→ RECORDED DATA
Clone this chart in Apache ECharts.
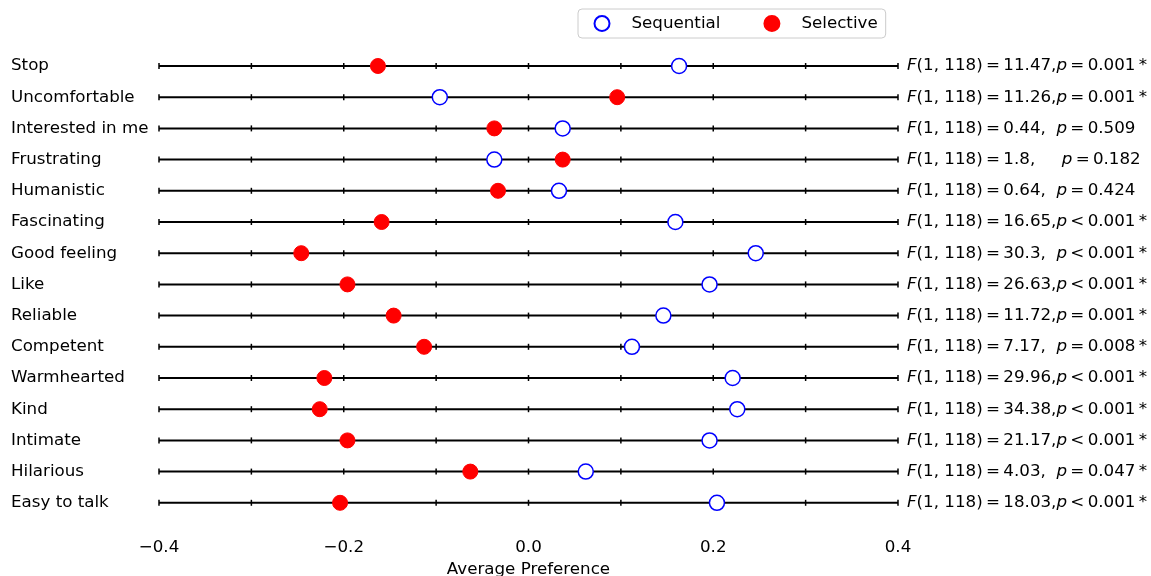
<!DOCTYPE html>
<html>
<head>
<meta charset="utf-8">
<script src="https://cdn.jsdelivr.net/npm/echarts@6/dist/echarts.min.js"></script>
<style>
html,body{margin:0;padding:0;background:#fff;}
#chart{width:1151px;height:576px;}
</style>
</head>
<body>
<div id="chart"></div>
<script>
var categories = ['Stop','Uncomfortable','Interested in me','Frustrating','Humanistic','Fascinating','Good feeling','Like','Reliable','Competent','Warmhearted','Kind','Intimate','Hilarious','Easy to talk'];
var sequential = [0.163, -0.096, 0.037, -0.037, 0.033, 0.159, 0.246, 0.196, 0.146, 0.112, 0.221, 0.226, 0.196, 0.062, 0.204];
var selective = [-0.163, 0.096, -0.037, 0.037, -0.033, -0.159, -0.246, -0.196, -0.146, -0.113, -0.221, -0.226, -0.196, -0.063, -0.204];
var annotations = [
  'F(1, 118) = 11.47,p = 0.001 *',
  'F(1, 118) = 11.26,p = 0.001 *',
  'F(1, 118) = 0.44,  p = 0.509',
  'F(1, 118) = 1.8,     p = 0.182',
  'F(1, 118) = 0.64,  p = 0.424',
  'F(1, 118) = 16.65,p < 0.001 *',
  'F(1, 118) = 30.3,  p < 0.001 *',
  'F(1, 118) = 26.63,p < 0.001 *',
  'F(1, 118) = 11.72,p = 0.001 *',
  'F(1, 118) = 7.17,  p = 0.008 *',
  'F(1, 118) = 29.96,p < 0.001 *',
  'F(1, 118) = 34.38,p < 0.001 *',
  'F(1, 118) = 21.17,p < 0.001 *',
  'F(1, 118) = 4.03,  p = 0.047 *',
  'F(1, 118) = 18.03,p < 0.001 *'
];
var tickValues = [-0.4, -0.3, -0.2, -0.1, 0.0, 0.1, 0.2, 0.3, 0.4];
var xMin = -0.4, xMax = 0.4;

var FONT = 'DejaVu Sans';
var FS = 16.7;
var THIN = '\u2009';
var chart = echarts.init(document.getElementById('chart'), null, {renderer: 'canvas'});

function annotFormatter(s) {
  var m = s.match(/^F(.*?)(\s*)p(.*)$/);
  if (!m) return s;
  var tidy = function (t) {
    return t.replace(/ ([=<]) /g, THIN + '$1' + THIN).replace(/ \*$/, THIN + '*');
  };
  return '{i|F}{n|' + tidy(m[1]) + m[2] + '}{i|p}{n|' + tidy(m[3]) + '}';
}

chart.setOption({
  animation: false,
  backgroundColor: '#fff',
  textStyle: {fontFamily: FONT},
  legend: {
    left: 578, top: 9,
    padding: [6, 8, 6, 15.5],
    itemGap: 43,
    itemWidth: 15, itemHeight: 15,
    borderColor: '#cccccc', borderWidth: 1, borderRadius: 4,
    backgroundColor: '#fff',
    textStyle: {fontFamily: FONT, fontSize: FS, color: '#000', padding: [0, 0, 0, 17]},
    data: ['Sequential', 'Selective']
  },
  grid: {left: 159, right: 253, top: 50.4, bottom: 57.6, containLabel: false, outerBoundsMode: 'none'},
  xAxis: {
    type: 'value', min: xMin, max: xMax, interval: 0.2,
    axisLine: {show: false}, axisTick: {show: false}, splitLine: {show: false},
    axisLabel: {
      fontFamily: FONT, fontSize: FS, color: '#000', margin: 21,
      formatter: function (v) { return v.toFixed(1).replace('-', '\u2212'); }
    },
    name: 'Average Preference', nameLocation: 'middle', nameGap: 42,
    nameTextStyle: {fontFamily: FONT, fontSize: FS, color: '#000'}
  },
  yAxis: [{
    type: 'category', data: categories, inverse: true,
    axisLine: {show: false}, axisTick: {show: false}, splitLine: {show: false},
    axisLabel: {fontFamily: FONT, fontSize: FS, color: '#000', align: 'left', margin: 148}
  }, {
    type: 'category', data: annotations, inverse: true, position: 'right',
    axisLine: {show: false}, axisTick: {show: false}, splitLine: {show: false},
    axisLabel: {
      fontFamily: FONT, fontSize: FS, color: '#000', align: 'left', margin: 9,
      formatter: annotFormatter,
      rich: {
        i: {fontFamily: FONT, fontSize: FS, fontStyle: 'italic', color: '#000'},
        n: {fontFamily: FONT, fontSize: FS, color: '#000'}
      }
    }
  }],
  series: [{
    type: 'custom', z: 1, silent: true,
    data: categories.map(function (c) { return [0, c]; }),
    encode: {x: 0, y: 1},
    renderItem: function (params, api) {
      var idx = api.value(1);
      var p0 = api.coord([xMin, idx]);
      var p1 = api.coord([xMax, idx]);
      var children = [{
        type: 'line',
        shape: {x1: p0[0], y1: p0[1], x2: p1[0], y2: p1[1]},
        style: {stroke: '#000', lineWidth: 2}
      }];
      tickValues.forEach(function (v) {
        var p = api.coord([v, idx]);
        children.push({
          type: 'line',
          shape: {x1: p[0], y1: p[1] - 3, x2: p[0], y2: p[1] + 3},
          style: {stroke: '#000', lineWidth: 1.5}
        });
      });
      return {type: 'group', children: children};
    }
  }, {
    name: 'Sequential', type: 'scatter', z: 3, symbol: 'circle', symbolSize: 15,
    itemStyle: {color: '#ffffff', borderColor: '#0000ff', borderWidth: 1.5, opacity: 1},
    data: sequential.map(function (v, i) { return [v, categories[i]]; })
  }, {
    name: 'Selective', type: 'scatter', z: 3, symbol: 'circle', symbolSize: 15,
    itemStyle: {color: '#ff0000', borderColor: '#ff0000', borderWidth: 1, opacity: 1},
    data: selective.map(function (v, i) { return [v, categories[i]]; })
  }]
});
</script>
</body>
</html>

→ EXERCISE INSTRUCTIONS
Every line of the material is to be quoted exactly, with no pictures carried over.

→ RESULT OF THE TASK
Clone this chart in Apache ECharts.
<!DOCTYPE html>
<html>
<head>
<meta charset="utf-8">
<script src="https://cdn.jsdelivr.net/npm/echarts@6/dist/echarts.min.js"></script>
<style>
html,body{margin:0;padding:0;background:#fff;}
#chart{width:1151px;height:576px;}
</style>
</head>
<body>
<div id="chart"></div>
<script>
var categories = ['Stop','Uncomfortable','Interested in me','Frustrating','Humanistic','Fascinating','Good feeling','Like','Reliable','Competent','Warmhearted','Kind','Intimate','Hilarious','Easy to talk'];
var sequential = [0.163, -0.096, 0.037, -0.037, 0.033, 0.159, 0.246, 0.196, 0.146, 0.112, 0.221, 0.226, 0.196, 0.062, 0.204];
var selective = [-0.163, 0.096, -0.037, 0.037, -0.033, -0.159, -0.246, -0.196, -0.146, -0.113, -0.221, -0.226, -0.196, -0.063, -0.204];
var annotations = [
  'F(1, 118) = 11.47,p = 0.001 *',
  'F(1, 118) = 11.26,p = 0.001 *',
  'F(1, 118) = 0.44,  p = 0.509',
  'F(1, 118) = 1.8,     p = 0.182',
  'F(1, 118) = 0.64,  p = 0.424',
  'F(1, 118) = 16.65,p < 0.001 *',
  'F(1, 118) = 30.3,  p < 0.001 *',
  'F(1, 118) = 26.63,p < 0.001 *',
  'F(1, 118) = 11.72,p = 0.001 *',
  'F(1, 118) = 7.17,  p = 0.008 *',
  'F(1, 118) = 29.96,p < 0.001 *',
  'F(1, 118) = 34.38,p < 0.001 *',
  'F(1, 118) = 21.17,p < 0.001 *',
  'F(1, 118) = 4.03,  p = 0.047 *',
  'F(1, 118) = 18.03,p < 0.001 *'
];
var tickValues = [-0.4, -0.3, -0.2, -0.1, 0.0, 0.1, 0.2, 0.3, 0.4];
var xMin = -0.4, xMax = 0.4;

var FONT = 'DejaVu Sans';
var FS = 16.7;
var THIN = '\u2009';
var chart = echarts.init(document.getElementById('chart'), null, {renderer: 'canvas'});

function annotFormatter(s) {
  var m = s.match(/^F(.*?)(\s*)p(.*)$/);
  if (!m) return s;
  var tidy = function (t) {
    return t.replace(/ ([=<]) /g, THIN + '$1' + THIN).replace(/ \*$/, THIN + '*');
  };
  return '{i|F}{n|' + tidy(m[1]) + m[2] + '}{i|p}{n|' + tidy(m[3]) + '}';
}

chart.setOption({
  animation: false,
  backgroundColor: '#fff',
  textStyle: {fontFamily: FONT},
  legend: {
    left: 578, top: 9,
    padding: [6, 8, 6, 15.5],
    itemGap: 43,
    itemWidth: 15, itemHeight: 15,
    borderColor: '#cccccc', borderWidth: 1, borderRadius: 4,
    backgroundColor: '#fff',
    textStyle: {fontFamily: FONT, fontSize: FS, color: '#000', padding: [0, 0, 0, 17]},
    data: ['Sequential', 'Selective']
  },
  grid: {left: 159, right: 253, top: 50.4, bottom: 57.6, containLabel: false, outerBoundsMode: 'none'},
  xAxis: {
    type: 'value', min: xMin, max: xMax, interval: 0.2,
    axisLine: {show: false}, axisTick: {show: false}, splitLine: {show: false},
    axisLabel: {
      fontFamily: FONT, fontSize: FS, color: '#000', margin: 21,
      formatter: function (v) { return v.toFixed(1).replace('-', '\u2212'); }
    },
    name: 'Average Preference', nameLocation: 'middle', nameGap: 42,
    nameTextStyle: {fontFamily: FONT, fontSize: FS, color: '#000'}
  },
  yAxis: [{
    type: 'category', data: categories, inverse: true,
    axisLine: {show: false}, axisTick: {show: false}, splitLine: {show: false},
    axisLabel: {fontFamily: FONT, fontSize: FS, color: '#000', align: 'left', margin: 148}
  }, {
    type: 'category', data: annotations, inverse: true, position: 'right',
    axisLine: {show: false}, axisTick: {show: false}, splitLine: {show: false},
    axisLabel: {
      fontFamily: FONT, fontSize: FS, color: '#000', align: 'left', margin: 9,
      formatter: annotFormatter,
      rich: {
        i: {fontFamily: FONT, fontSize: FS, fontStyle: 'italic', color: '#000'},
        n: {fontFamily: FONT, fontSize: FS, color: '#000'}
      }
    }
  }],
  series: [{
    type: 'custom', z: 1, silent: true,
    data: categories.map(function (c) { return [0, c]; }),
    encode: {x: 0, y: 1},
    renderItem: function (params, api) {
      var idx = api.value(1);
      var p0 = api.coord([xMin, idx]);
      var p1 = api.coord([xMax, idx]);
      var children = [{
        type: 'line',
        shape: {x1: p0[0], y1: p0[1], x2: p1[0], y2: p1[1]},
        style: {stroke: '#000', lineWidth: 2}
      }];
      tickValues.forEach(function (v) {
        var p = api.coord([v, idx]);
        children.push({
          type: 'line',
          shape: {x1: p[0], y1: p[1] - 3, x2: p[0], y2: p[1] + 3},
          style: {stroke: '#000', lineWidth: 1.5}
        });
      });
      return {type: 'group', children: children};
    }
  }, {
    name: 'Sequential', type: 'scatter', z: 3, symbol: 'circle', symbolSize: 15,
    itemStyle: {color: '#ffffff', borderColor: '#0000ff', borderWidth: 1.5, opacity: 1},
    data: sequential.map(function (v, i) { return [v, categories[i]]; })
  }, {
    name: 'Selective', type: 'scatter', z: 3, symbol: 'circle', symbolSize: 15,
    itemStyle: {color: '#ff0000', borderColor: '#ff0000', borderWidth: 1, opacity: 1},
    data: selective.map(function (v, i) { return [v, categories[i]]; })
  }]
});
</script>
</body>
</html>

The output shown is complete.